Thank you very much Sven, your feedback was very helpful. i ended up with the code below which i am still testing.
int weighted_bit_packet_count(TYPE_OF_WORD *seq_bits) { int i,check, count = 0; TYPE_OF_WORD word;
for (i = 0; i < NUM_WORDS; i++) { word = seq_bits[i]; int j = WORD_BIT_SIZE, k = 1;
while (j > 0 && k <= 32){ check = (word & (1 << j)) >> j; if (check == 1) count += k; j--; k++; } } return count; }
Kind Regards Hlabishi
On 3/22/11, Sven Eckelmann sven@narfation.org wrote:
On Monday 21 March 2011 23:40:57 hlabishi kobo wrote: [...]
I actually printed the seq_bits[i] and that is basically why i used 32 but that was just for debugging purpose.
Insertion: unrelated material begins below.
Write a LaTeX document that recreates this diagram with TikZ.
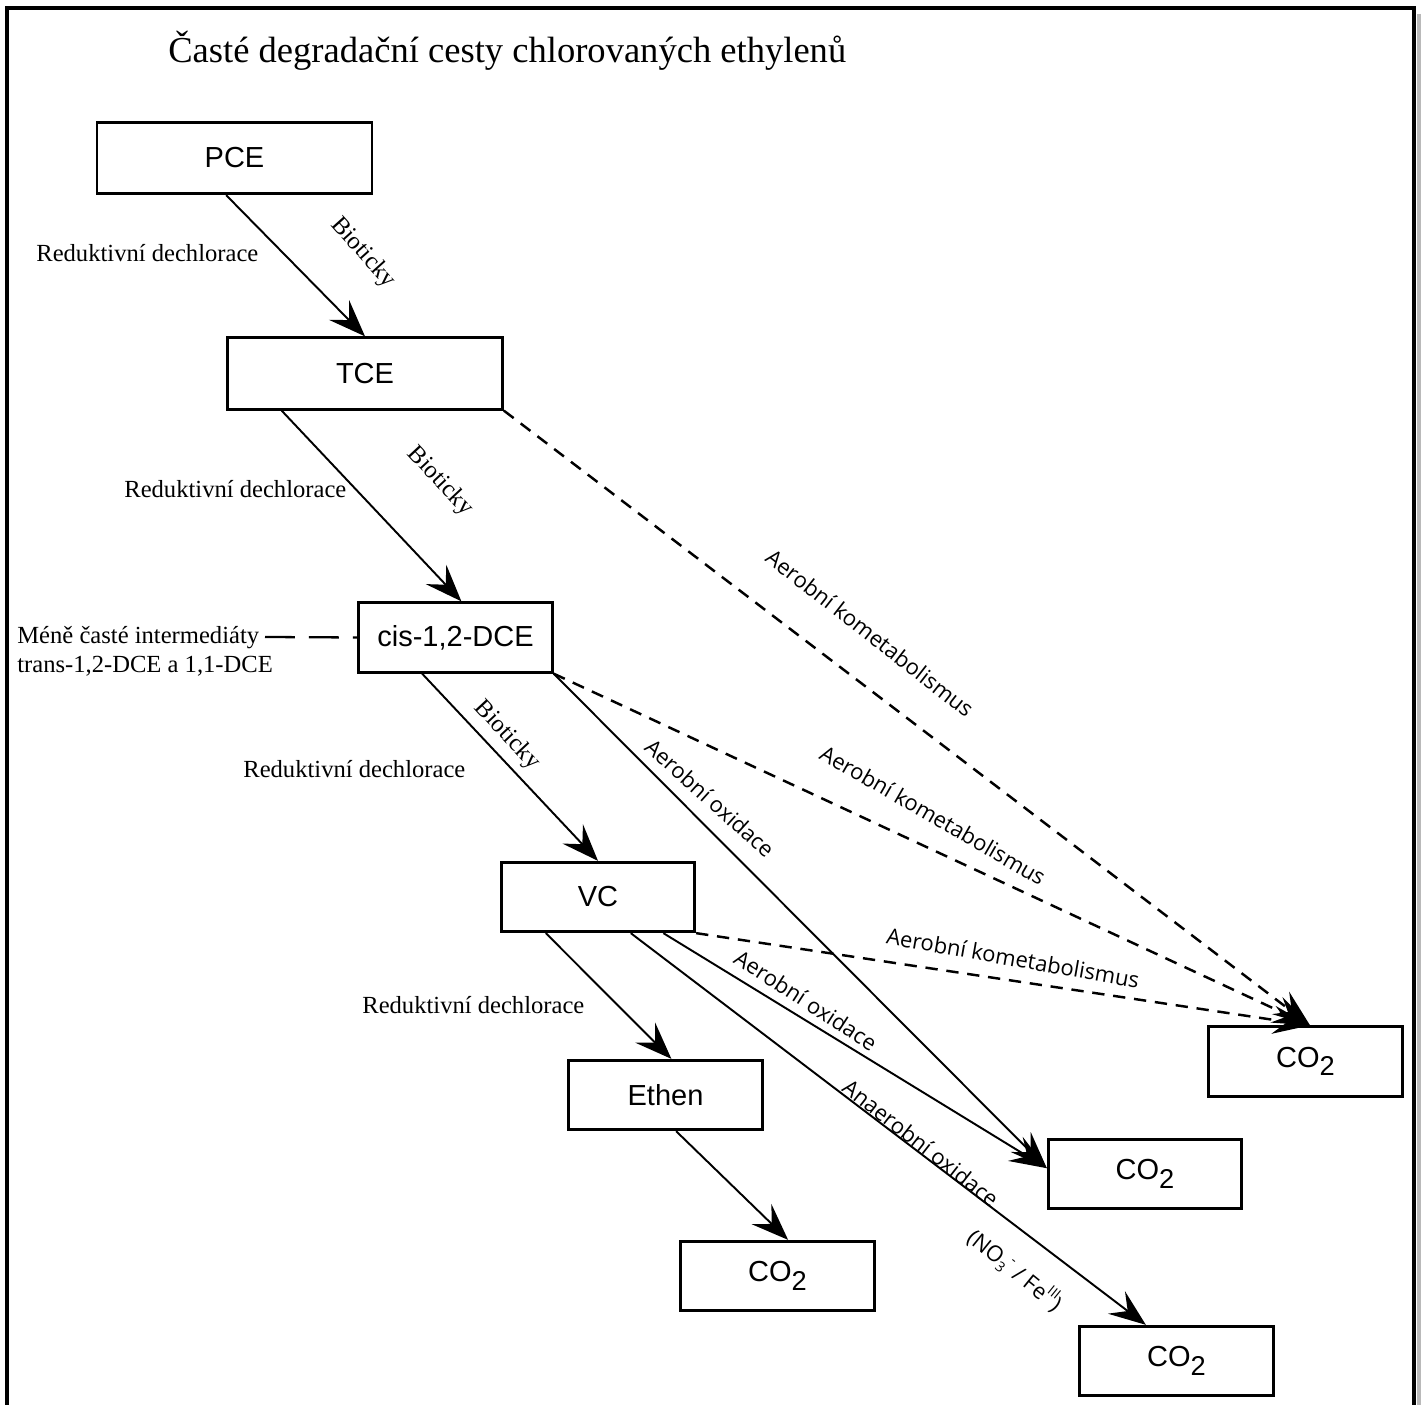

But actually if i use NUM_WORDS, my weighted sum become very small whereas if i use 32 it becomes very big, trying to understand what might be causing it to be that way.
NUM_WORDS == amount of unsigned long/words WORD_BIT_SIZE == amount of bits in a unsigned long TQ_LOCAL_WINDOW_SIZE == sum of bits in seq_bits
Nothing really fancy here.
you only calculate the weighted sum of a single "word" (which you static casted to int....?) and not all words.
i actually dont understand this very well, how many words does seq_bits[i] have?
a single "word"/unsigned long. seq_bits consist of NUM_WORDS words (words are defined in context of seq_bits as unsigned long - that's why we removed TYPE_OF_WORD completely and just use unsigned long).